» **THE EXERCISE**
Leave out the pictures, and write out exactly the lines from the beginning of the material to the line holding "(3,2) rectangle (716,513);", that line included, and nothing else.

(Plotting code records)
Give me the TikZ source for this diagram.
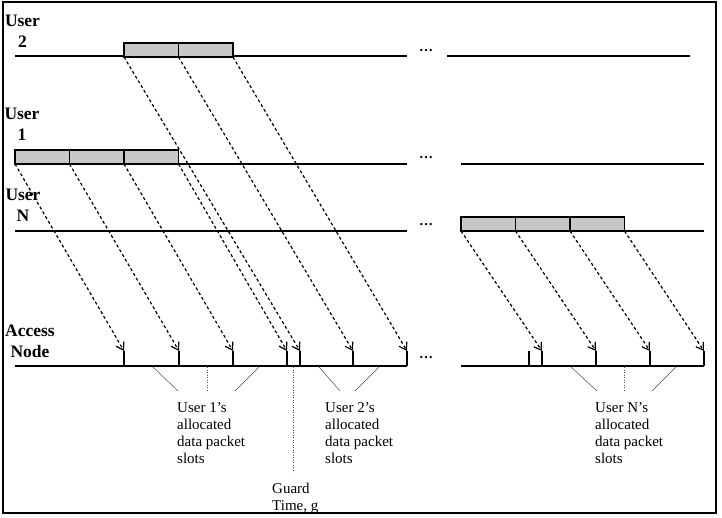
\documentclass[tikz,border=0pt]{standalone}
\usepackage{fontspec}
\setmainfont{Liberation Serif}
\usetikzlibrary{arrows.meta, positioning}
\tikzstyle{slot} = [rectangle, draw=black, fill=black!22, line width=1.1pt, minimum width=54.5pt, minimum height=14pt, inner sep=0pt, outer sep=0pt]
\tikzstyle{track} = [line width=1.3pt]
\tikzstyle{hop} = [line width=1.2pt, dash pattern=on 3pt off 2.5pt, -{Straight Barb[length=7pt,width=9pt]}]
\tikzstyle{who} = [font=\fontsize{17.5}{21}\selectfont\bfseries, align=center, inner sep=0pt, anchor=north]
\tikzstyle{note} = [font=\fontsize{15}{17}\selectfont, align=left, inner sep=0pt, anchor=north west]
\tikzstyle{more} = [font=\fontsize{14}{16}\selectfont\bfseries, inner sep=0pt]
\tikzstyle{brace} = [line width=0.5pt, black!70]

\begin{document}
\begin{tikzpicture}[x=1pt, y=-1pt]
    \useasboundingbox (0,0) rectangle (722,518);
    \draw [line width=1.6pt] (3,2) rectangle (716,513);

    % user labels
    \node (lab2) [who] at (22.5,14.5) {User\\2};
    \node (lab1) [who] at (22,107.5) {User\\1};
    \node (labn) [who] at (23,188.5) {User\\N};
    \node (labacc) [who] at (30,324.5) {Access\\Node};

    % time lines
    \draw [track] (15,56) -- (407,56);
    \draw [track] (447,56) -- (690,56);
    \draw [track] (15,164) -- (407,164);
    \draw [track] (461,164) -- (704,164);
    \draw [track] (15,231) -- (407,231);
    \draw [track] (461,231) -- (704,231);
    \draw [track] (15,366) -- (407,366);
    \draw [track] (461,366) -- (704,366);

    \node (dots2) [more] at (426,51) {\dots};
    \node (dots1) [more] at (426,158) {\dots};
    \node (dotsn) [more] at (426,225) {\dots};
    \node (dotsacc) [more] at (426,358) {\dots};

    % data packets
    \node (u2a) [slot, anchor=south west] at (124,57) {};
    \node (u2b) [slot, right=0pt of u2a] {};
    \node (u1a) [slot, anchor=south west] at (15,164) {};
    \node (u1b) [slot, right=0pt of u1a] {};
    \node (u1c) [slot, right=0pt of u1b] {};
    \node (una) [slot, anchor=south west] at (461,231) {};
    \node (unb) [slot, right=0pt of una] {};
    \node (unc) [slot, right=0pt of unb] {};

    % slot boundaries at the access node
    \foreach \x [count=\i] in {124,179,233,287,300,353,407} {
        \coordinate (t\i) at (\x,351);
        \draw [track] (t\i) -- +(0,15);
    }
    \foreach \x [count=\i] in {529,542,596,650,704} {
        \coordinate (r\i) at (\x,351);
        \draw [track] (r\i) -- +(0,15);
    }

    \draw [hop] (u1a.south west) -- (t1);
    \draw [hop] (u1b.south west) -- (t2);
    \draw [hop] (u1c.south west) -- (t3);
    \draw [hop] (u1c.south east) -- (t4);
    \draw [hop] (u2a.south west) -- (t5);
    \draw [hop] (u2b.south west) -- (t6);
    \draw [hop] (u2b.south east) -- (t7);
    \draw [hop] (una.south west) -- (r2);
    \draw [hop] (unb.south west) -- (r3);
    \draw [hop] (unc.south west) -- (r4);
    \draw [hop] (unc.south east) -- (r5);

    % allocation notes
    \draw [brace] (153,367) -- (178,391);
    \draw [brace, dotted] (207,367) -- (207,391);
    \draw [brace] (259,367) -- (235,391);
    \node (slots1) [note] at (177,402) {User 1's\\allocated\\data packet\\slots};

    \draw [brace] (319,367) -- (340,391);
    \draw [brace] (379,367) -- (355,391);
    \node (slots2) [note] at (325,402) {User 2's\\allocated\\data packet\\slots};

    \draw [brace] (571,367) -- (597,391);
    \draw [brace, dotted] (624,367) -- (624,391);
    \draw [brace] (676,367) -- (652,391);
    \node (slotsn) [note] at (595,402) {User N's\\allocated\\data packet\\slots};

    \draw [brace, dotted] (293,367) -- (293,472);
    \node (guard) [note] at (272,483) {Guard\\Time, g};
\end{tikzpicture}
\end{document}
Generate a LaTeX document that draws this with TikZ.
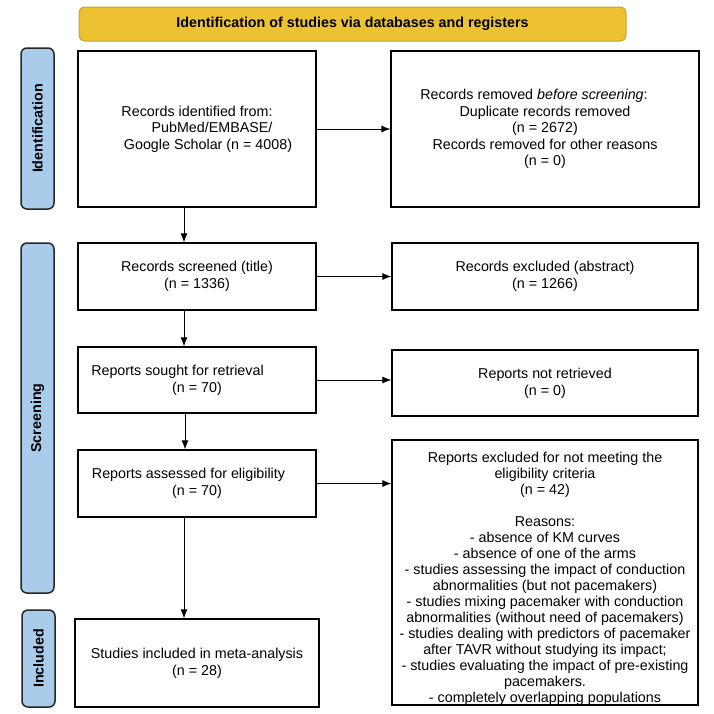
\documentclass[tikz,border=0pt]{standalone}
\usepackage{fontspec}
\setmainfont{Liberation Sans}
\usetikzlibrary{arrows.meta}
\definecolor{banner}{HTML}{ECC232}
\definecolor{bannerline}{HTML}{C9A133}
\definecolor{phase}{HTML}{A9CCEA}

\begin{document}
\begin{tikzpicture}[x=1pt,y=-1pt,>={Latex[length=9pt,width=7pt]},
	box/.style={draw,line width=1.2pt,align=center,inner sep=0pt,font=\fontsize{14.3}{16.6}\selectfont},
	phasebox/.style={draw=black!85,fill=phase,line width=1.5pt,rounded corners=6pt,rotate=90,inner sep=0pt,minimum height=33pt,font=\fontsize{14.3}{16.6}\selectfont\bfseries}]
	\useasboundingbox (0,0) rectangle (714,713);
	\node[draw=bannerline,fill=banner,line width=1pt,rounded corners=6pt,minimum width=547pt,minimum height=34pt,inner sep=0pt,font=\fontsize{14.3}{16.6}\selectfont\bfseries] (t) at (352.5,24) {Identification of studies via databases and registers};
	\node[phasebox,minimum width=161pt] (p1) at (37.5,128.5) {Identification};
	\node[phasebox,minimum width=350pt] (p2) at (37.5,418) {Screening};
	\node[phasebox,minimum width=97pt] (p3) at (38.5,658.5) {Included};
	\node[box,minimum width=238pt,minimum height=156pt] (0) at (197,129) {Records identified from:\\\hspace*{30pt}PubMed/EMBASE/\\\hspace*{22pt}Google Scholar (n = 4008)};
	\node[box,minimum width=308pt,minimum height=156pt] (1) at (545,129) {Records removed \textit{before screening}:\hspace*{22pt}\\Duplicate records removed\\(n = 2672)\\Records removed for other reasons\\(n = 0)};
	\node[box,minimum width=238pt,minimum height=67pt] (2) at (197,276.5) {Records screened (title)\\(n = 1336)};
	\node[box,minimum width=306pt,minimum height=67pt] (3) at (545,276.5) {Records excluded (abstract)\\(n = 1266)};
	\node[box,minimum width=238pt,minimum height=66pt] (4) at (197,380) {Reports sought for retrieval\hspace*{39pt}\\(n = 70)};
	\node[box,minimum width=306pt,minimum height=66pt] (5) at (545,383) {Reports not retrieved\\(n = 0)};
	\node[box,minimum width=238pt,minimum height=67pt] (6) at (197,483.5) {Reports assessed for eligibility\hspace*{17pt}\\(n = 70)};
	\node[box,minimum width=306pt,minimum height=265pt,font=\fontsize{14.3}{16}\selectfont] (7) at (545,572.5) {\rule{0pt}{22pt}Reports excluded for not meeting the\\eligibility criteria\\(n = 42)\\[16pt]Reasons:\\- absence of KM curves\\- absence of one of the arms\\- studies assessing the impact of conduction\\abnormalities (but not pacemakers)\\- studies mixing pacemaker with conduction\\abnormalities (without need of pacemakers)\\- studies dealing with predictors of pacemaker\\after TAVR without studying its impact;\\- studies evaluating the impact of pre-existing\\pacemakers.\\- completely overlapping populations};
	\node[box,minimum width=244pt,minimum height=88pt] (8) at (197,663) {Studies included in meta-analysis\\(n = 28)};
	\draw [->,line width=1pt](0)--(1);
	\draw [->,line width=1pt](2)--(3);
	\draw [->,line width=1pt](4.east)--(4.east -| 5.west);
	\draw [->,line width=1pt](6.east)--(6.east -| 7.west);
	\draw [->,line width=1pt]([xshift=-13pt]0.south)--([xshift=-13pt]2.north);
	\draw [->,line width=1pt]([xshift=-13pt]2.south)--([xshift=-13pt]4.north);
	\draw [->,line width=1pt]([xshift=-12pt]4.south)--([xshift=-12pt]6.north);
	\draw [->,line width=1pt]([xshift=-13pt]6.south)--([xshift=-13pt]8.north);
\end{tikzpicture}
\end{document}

» **COMPLETE OUTPUT**
Give me the TikZ source for this diagram.
\documentclass[tikz,border=0pt]{standalone}
\usepackage{fontspec}
\setmainfont{Liberation Serif}
\usetikzlibrary{arrows.meta, positioning}
\tikzstyle{slot} = [rectangle, draw=black, fill=black!22, line width=1.1pt, minimum width=54.5pt, minimum height=14pt, inner sep=0pt, outer sep=0pt]
\tikzstyle{track} = [line width=1.3pt]
\tikzstyle{hop} = [line width=1.2pt, dash pattern=on 3pt off 2.5pt, -{Straight Barb[length=7pt,width=9pt]}]
\tikzstyle{who} = [font=\fontsize{17.5}{21}\selectfont\bfseries, align=center, inner sep=0pt, anchor=north]
\tikzstyle{note} = [font=\fontsize{15}{17}\selectfont, align=left, inner sep=0pt, anchor=north west]
\tikzstyle{more} = [font=\fontsize{14}{16}\selectfont\bfseries, inner sep=0pt]
\tikzstyle{brace} = [line width=0.5pt, black!70]

\begin{document}
\begin{tikzpicture}[x=1pt, y=-1pt]
    \useasboundingbox (0,0) rectangle (722,518);
    \draw [line width=1.6pt] (3,2) rectangle (716,513);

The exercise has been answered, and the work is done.